Bursts of analyst departures in a hot research area is not unusual

The clump of departures of social media analysts – Brian Haven, Peter Kim and Charlene Li (from Forrester), and Rachel Happe (from IDC) – is not at all unusual and follows typical patterns.

There are several reasons why analysts leave a firm: just want a change or new professional challenge, recruited by another company, desire to start own firm, the current employer has grown too large and its culture has changed and a few others. In this current sitaution, there are two primary reasons why the analysts are leaving: lured by startups and hanging out their own shingle.

From late 1997 to early 2000 a number of analysts covering ecommerce/ebusiness got lured away from the firms by Dot Com startups. For example, in one week Gartner lost four of five analysts covering ecommerce.
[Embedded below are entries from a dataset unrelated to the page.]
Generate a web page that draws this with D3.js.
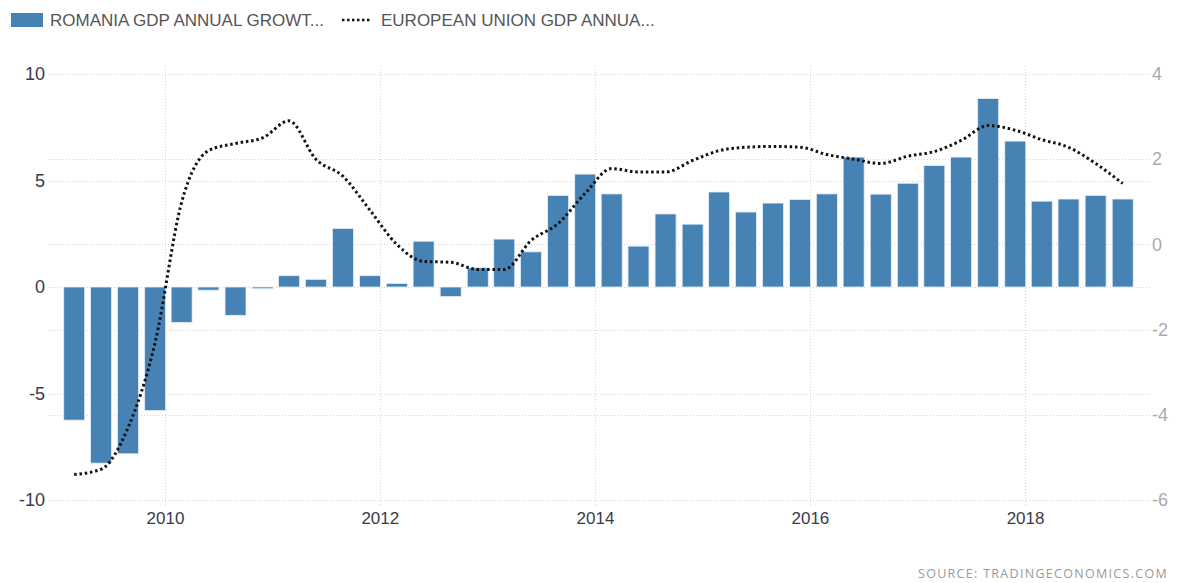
<!DOCTYPE html>
<html>
<head>
<meta charset="utf-8">
<script src="https://cdn.jsdelivr.net/npm/d3@7"></script>
<style>
  body { margin: 0; background: #fff; }
  svg { display: block; font-family: "Liberation Sans", Arial, sans-serif; }
</style>
</head>
<body>
<div id="chart"></div>
<script>
const width = 1178,
    height = 583;

// quarter end dates
const quarters = [
    "2009-03-31", "2009-06-30", "2009-09-30", "2009-12-31",
    "2010-03-31", "2010-06-30", "2010-09-30", "2010-12-31",
    "2011-03-31", "2011-06-30", "2011-09-30", "2011-12-31",
    "2012-03-31", "2012-06-30", "2012-09-30", "2012-12-31",
    "2013-03-31", "2013-06-30", "2013-09-30", "2013-12-31",
    "2014-03-31", "2014-06-30", "2014-09-30", "2014-12-31",
    "2015-03-31", "2015-06-30", "2015-09-30", "2015-12-31",
    "2016-03-31", "2016-06-30", "2016-09-30", "2016-12-31",
    "2017-03-31", "2017-06-30", "2017-09-30", "2017-12-31",
    "2018-03-31", "2018-06-30", "2018-09-30", "2018-12-31"
];

const romania = [
    -6.25, -8.27, -7.83, -5.8,
    -1.66, -0.15, -1.33, -0.08,
    0.53, 0.36, 2.75, 0.53,
    0.17, 2.15, -0.45, 0.9,
    2.25, 1.65, 4.3, 5.3,
    4.37, 1.92, 3.43, 2.95,
    4.46, 3.52, 3.94, 4.11,
    4.37, 6.1, 4.36, 4.87,
    5.7, 6.1, 8.85, 6.85,
    4.03, 4.13, 4.3, 4.13
];

const eu = [
    -5.4, -5.28, -4.3, -2.3,
    0.99, 2.2, 2.37, 2.5,
    2.9, 2.0, 1.6, 0.8,
    0.0, -0.4, -0.42, -0.59,
    -0.59, 0.09, 0.49, 1.2,
    1.78, 1.7, 1.7, 1.97,
    2.2, 2.28, 2.3, 2.28,
    2.11, 2.0, 1.9, 2.07,
    2.18, 2.44, 2.79, 2.68,
    2.46, 2.28, 1.9, 1.43
];

const leftTicks = [-10, -5, 0, 5, 10];
const rightTicks = [-6, -4, -2, 0, 2, 4];

const legendLabels = ["ROMANIA GDP ANNUAL GROWT...", "EUROPEAN UNION GDP ANNUA..."];
const sourceText = "SOURCE:  TRADINGECONOMICS.COM";

const parseDate = d3.timeParse("%Y-%m-%d");
const dates = quarters.map(parseDate);

const barColor = "#4682b4";
const barWidth = 21;

// plain hyphen for negatives, like the original
const plain = function(d) { return String(d) };

const x = d3.scaleTime()
    .domain([new Date(2009, 0, 1), new Date(2019, 0, 1)])
    .range([57.5, 1132.5]);

const yLeft = d3.scaleLinear()
    .domain([-10, 10])
    .range([500, 74]);

const yRight = d3.scaleLinear()
    .domain([-6, 4])
    .range([500, 74]);

const svg = d3.select("#chart")
    .append("svg")
    .attr("width", width)
    .attr("height", height);

// grid lines
const grid = svg.append("g")
    .attr("stroke", "#d4d4d4")
    .attr("stroke-width", 1)
    .attr("stroke-dasharray", "1,2");

grid.selectAll(null)
    .data(leftTicks)
    .join("line")
    .attr("x1", 48)
    .attr("x2", 1150)
    .attr("y1", function(d) { return Math.round(yLeft(d)) + 0.5 })
    .attr("y2", function(d) { return Math.round(yLeft(d)) + 0.5 });

grid.selectAll(null)
    .data(rightTicks)
    .join("line")
    .attr("x1", 48)
    .attr("x2", 1150)
    .attr("y1", function(d) { return Math.round(yRight(d)) + 0.5 })
    .attr("y2", function(d) { return Math.round(yRight(d)) + 0.5 });

const yearTicks = x.ticks(d3.timeYear.every(2));

grid.selectAll(null)
    .data(yearTicks)
    .join("line")
    .attr("x1", function(d) { return Math.round(x(d)) + 0.5 })
    .attr("x2", function(d) { return Math.round(x(d)) + 0.5 })
    .attr("y1", 66)
    .attr("y2", 506);

// bars
svg.append("g")
    .selectAll(null)
    .data(romania)
    .join("rect")
    .attr("x", function(d, i) { return x(dates[i]) + 1 - barWidth })
    .attr("width", barWidth)
    .attr("y", function(d) { return yLeft(Math.max(0, d)) })
    .attr("height", function(d) { return Math.abs(yLeft(d) - yLeft(0)) })
    .attr("fill", barColor)
    .attr("stroke", "#e6eef6")
    .attr("stroke-width", 0.8);

// EU line
const line = d3.line()
    .x(function(d, i) { return x(dates[i]) + 1 - barWidth / 2 })
    .y(function(d) { return yRight(d) })
    .curve(d3.curveMonotoneX);

svg.append("path")
    .datum(eu)
    .attr("d", line)
    .attr("fill", "none")
    .attr("stroke", "#111")
    .attr("stroke-width", 3)
    .attr("stroke-dasharray", "2.5,2.8");

// left axis
svg.append("g")
    .attr("transform", "translate(45,0)")
    .call(d3.axisLeft(yLeft).tickValues(leftTicks).tickFormat(plain).tickSize(0).tickPadding(0))
    .call(function(g) { g.select(".domain").remove() })
    .selectAll("text")
    .attr("font-size", 18)
    .attr("font-family", "Liberation Sans, Arial, sans-serif")
    .attr("fill", "#3a3a4a");

// right axis
svg.append("g")
    .attr("transform", "translate(1152,0)")
    .call(d3.axisRight(yRight).tickValues(rightTicks).tickFormat(plain).tickSize(0).tickPadding(0))
    .call(function(g) { g.select(".domain").remove() })
    .selectAll("text")
    .attr("font-size", 18)
    .attr("font-family", "Liberation Sans, Arial, sans-serif")
    .attr("fill", "#aaaaaa");

// x axis
svg.append("g")
    .attr("transform", "translate(0,512)")
    .call(d3.axisBottom(x).tickValues(yearTicks).tickFormat(d3.timeFormat("%Y")).tickSize(0).tickPadding(0))
    .call(function(g) { g.select(".domain").remove() })
    .selectAll("text")
    .attr("font-size", 17)
    .attr("font-family", "Liberation Sans, Arial, sans-serif")
    .attr("fill", "#3a3a4a");

// legend
const legend = svg.append("g");

legend.append("rect")
    .attr("x", 11)
    .attr("y", 13)
    .attr("width", 32)
    .attr("height", 14)
    .attr("fill", barColor);

legend.append("text")
    .attr("x", 50)
    .attr("y", 26)
    .attr("font-size", 17)
    .attr("fill", "#555")
    .text(legendLabels[0]);

legend.append("line")
    .attr("x1", 342)
    .attr("x2", 372)
    .attr("y1", 20)
    .attr("y2", 20)
    .attr("stroke", "#111")
    .attr("stroke-width", 2.5)
    .attr("stroke-dasharray", "2.5,2.5");

legend.append("text")
    .attr("x", 381)
    .attr("y", 26)
    .attr("font-size", 17)
    .attr("fill", "#555")
    .text(legendLabels[1]);

// source
svg.append("text")
    .attr("x", 1168)
    .attr("y", 578)
    .attr("text-anchor", "end")
    .attr("font-family", "Open Sans, sans-serif")
    .attr("font-size", 12.5)
    .attr("letter-spacing", 1.3)
    .attr("fill", "#999")
    .text(sourceText);
</script>
</body>
</html>
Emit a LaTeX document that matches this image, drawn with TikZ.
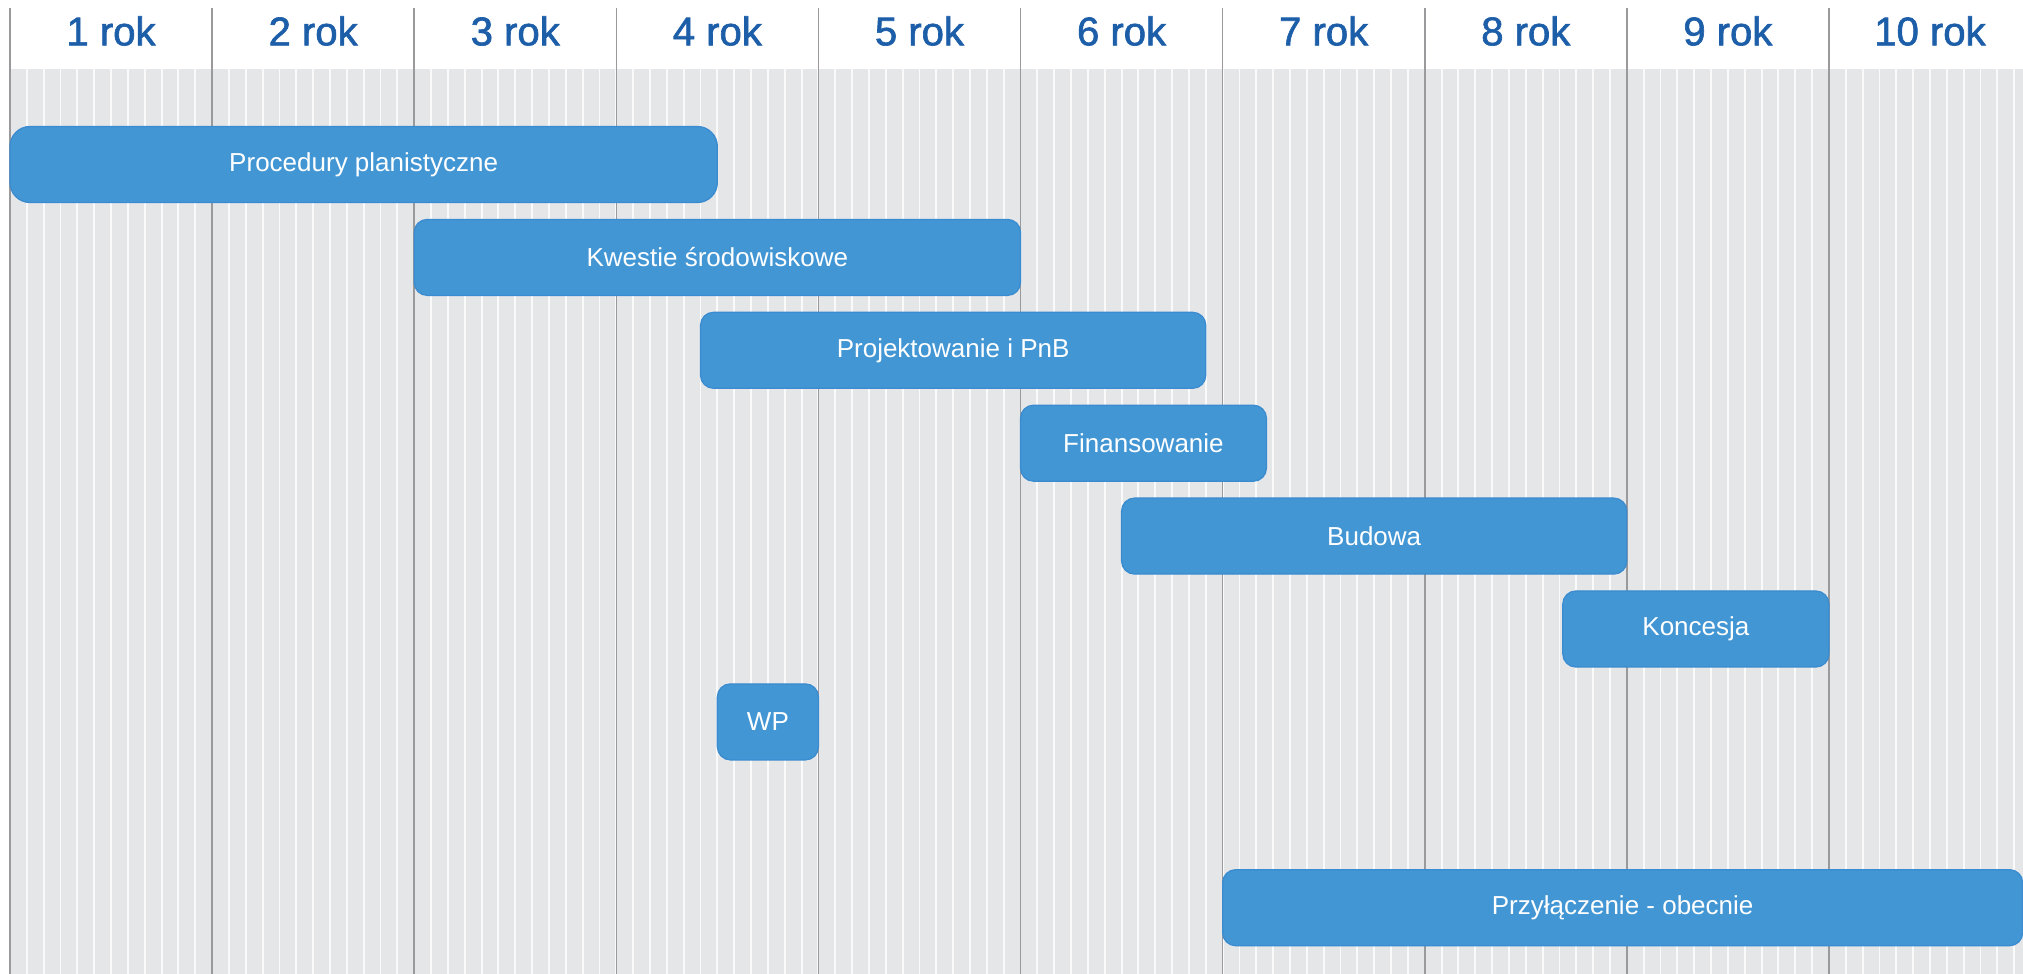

Yes, they were lured away by various startups dangling stock options, but these analysts were also annoyed at the money Gartner was investing in Jupiter Communications (ancestor of JupiterResearch) rather than beefing up Gartner’s own ecommerce/ebusiness research team.

Another common reason for analysts in a hot research area to leave a firm is to capitalize on their personal brand by setting up a single practitioner or boutique firm. This approach provides the departing analyst more flexibility and the perception – not always realized – that they can make more money on their own than as a salaried employee at a large firm.

In this situation, Brian, Peter and Rachel left for hot startups, while Charlene is hanging out her own shingle. Typical.

Another point to put these departures into context is normal employee turnover. If an analyst firm keeps its analyst workforce turnover under 3% (which would be a really good retention rate) that would still mean that Forrester would lose 11 analysts annually, IDC 24 and Gartner 20. So losing a few analysts, even in a clump and on a hot topic, is not necessarily an indication of problems at a firm.

Bottom Line: Rather than jump to conclusions that the departures of multiple analysts in the same hot research topic represent dire implications for a firm or analyst industry, members of the analyst ecosystem should step back and calmly analyze the situation. Are the departures a typical response to a hot research area? Or do the departures represent a systemic problem for a firm?

Question: Have you seen other bursts of analysts leaving firms? If so, what topics and when?